There are many supporting characters who propel the show forward, including Michael Smyth, portrayed by Landon Liboiron of Netflix’s Hemlock Grove. Michael is an Irish criminal who smuggles aboard an HBC ship on the way to Canada, where he is discovered by Benton and forced to infiltrate Harp’s group. Michael is drawn in by Harp, however, and becomes loyal to him and his cause. There’s also Chesterfield, played by Evan Jonigkeit, the power-hungry second-in-command to Benton. Chesterfield captures the attention of the audience through his brooding intensity, brutish violence, and conniving ways. He spends all of his time simultaneously kissing up to Benton while plotting to overthrow him with the local barkeep, Grace Emberly. Samuel Grant, a wealthy American businessman, seeks to surpass all of these men to control the fur trade in Canada and attempts to do so through murder, manipulation, and imprisonment of his competitors. Each character comes to play a role in the feud between Harp and Benton, and it’s intriguing to see how each character, big or small contributes to this overriding plot. At times the vast amount of characters can be overwhelming and I found myself struggling to determine the importance of each one, but the pivotal characters stand out and eventually dominate the plot.
That said, the series does have a slow start. Since the series features so many characters with varying degrees of importance, it takes the majority of two episodes to introduce them and their corresponding plot lines. This lengthy setup leads to a very drawn out introduction to the series and might leave viewers feeling bored. However, if you can make it to the third episode, you will find yourself sucked into the world of Harp, the Hudson Bay Trading Company, and the sick minds of Chesterfield and Lord Benton. When the show writers are finally able to tie the many story lines together into one connected story, the show really shines. The second half of the season, and particularly the season one finale, is as grabbing as it is poignant, as we see Harp struggle to defeat Lord Benton and the HBC, families crumble, relationships end before they’ve even begun, and alliances fall apart. Each character’s past comes to a head during the final episodes, and as they struggle to overcome their previous decisions and fight for a right for a future, we are left with several characters’ lives hanging in the balance.
There are several other positives of the series that will draw viewers in. The Canadian landscape is showcased throughout the series with sweeping shots of the forest, mountain tops, and cliff sides. The beauty makes a stark contrast for the death and violence displayed in the series.
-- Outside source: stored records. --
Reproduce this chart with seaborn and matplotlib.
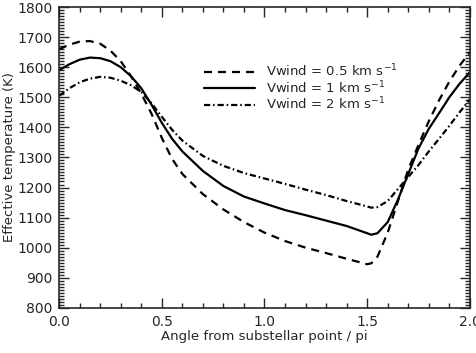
import seaborn as sns
import matplotlib.pyplot as plt
import matplotlib.ticker as mticker
import pandas as pd

# angle from substellar point (units of pi)
angle = [0.0, 0.05, 0.1, 0.15, 0.2, 0.25, 0.3, 0.35, 0.4, 0.45, 0.5, 0.55, 0.6,
         0.7, 0.8, 0.9, 1.0, 1.1, 1.2, 1.3, 1.4, 1.5, 1.52, 1.55, 1.6, 1.65,
         1.7, 1.75, 1.8, 1.85, 1.9, 1.95, 2.0]

teff_05 = [1660, 1675, 1685, 1687, 1678, 1655, 1620, 1570, 1512, 1445, 1365, 1295, 1245,
           1178, 1127, 1085, 1050, 1022, 1000, 982, 963, 945, 948, 970, 1050, 1155,
           1260, 1342, 1420, 1490, 1552, 1605, 1650]
teff_1 = [1590, 1610, 1625, 1632, 1630, 1620, 1600, 1570, 1530, 1475, 1415, 1362, 1320,
          1255, 1205, 1170, 1147, 1125, 1108, 1090, 1072, 1048, 1043, 1048, 1085, 1160,
          1245, 1330, 1395, 1447, 1500, 1545, 1583]
teff_2 = [1505, 1530, 1550, 1562, 1568, 1565, 1555, 1540, 1518, 1480, 1435, 1392, 1356,
          1305, 1272, 1248, 1230, 1212, 1193, 1175, 1155, 1137, 1133, 1135, 1155, 1195,
          1235, 1275, 1320, 1362, 1405, 1450, 1493]

labels = [r'Vwind = 0.5 km s$^{-1}$', r'Vwind = 1 km s$^{-1}$', r'Vwind = 2 km s$^{-1}$']

sns.set_style("ticks")
plt.rcParams['font.family'] = ['DejaVu Sans']
plt.rcParams['mathtext.default'] = 'regular'

fig = plt.figure(figsize=(4.77, 3.53), dpi=100)
ax = fig.add_axes([0.124, 0.128, 0.861, 0.852])

styles = [(0, (3.6, 2.7)), '-', (0, (2.8, 1.3, 0.7, 1.3))]
for vals, lab, ls in zip([teff_05, teff_1, teff_2], labels, styles):
    df = pd.DataFrame({'angle': angle, 'teff': vals})
    sns.lineplot(data=df, x='angle', y='teff', color='black', linewidth=1.6,
                 linestyle=ls, label=lab, ax=ax)

ax.set_xlim(0, 2.0)
ax.set_ylim(800, 1800)
ax.xaxis.set_major_locator(mticker.MultipleLocator(0.5))
ax.xaxis.set_minor_locator(mticker.MultipleLocator(0.1))
ax.yaxis.set_major_locator(mticker.MultipleLocator(100))
ax.yaxis.set_minor_locator(mticker.MultipleLocator(10))
ax.xaxis.set_major_formatter(mticker.FormatStrFormatter('%.1f'))
ax.tick_params(which='both', direction='in', top=True, right=True, labelsize=10, width=1)
ax.tick_params(which='major', length=7, pad=5)
ax.tick_params(which='minor', length=3.5)
for s in ax.spines.values():
    s.set_linewidth(1.2)

ax.set_xlabel('Angle from substellar point / pi', fontsize=9.5, labelpad=1)
ax.set_ylabel('Effective temperature (K)', fontsize=9.5, labelpad=1)

ax.legend(loc='upper left', bbox_to_anchor=(0.352, 0.815), frameon=False,
          fontsize=9.5, handlelength=3.9, handletextpad=0.8, labelspacing=0.0,
          borderpad=0, borderaxespad=0)

fig.savefig('out.png', dpi=100)
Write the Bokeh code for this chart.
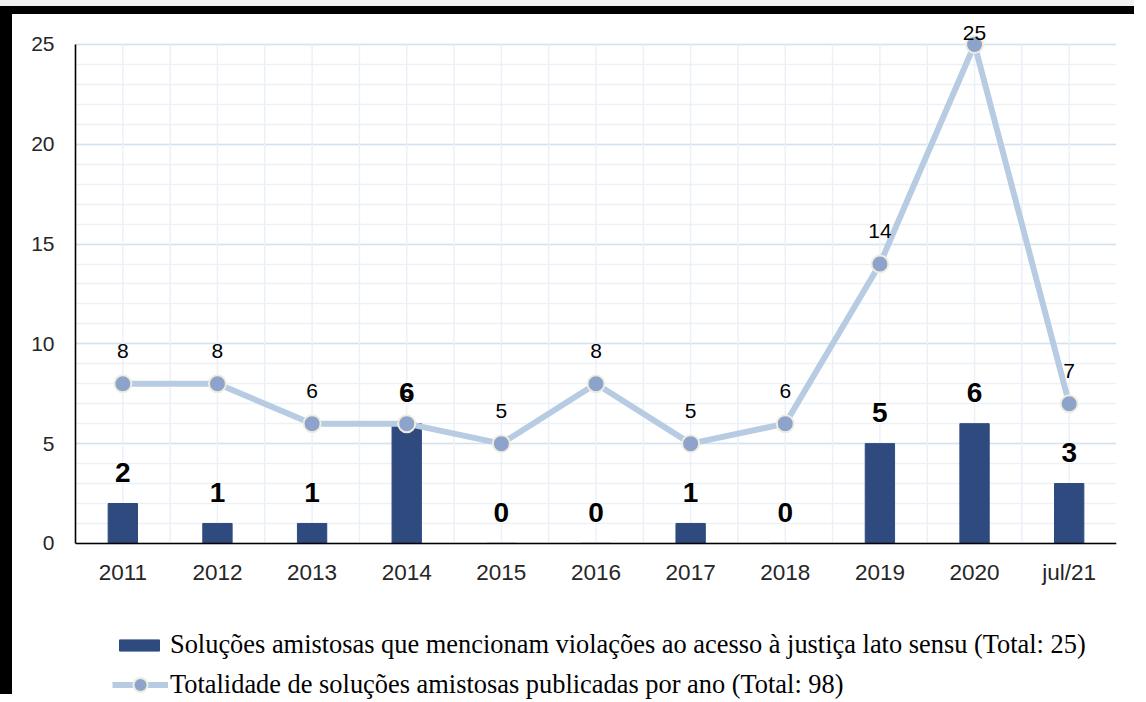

While not at all pivotal to the progression of the show, these gorgeous shots add to the overall enjoyment of the season.
There’s also a small amount of the humor in the show that comes as a welcome relief between some of the serious deaths, torture scenes, and trading negotiations. One of the pithiest moments of the season occurred at the opening of the third episode. Each episode opens with a relevant quote, and episode three opens with a quote about entitlement. Right before the action of the episodes starts, it is revealed that the quote is attributed to none other than rapper and actor, Ice Cube. It was a comically charming moment that felt out of place in the show, but managed to lighten the mood before the heavy episode began.
The show also uses a few well-placed romances so the heavy subject matter doesn’t become too overwhelming for viewers. Michael, our Irish charmer, is torn between Clenna, his fellow robber and Irishwoman, and Sokanon, a companion of Harp’s. The chemistry between these characters allowed for a few brief breaks in the plot, and I was relieved to have some romantic tension to distract myself from Benton’s brutality from time to time.
Frontier’s story is as vast and intimidating as the Canadian landscape the show so lovingly showcases. That said, I wouldn’t say that the plot or the characters are too overwhelming to be enjoyed. If anything, the plot was not too big, but the six episode season too short. The show has already been renewed for a second season, so we will hopefully see the plot reach its full potential next season. The season one finale masterfully tied up many of the loose ends of the season so it wasn’t a frustrating cliffhanger, but it does leave the door open for a natural continuation in any future seasons. I look forward to seeing what the writers have in store for Harp, Michael, Chesterfield, and Benton in future seasons.
Fans of multi-character dramas like Game of Thrones and Vikings should place this series at the top of their Netflix watch list.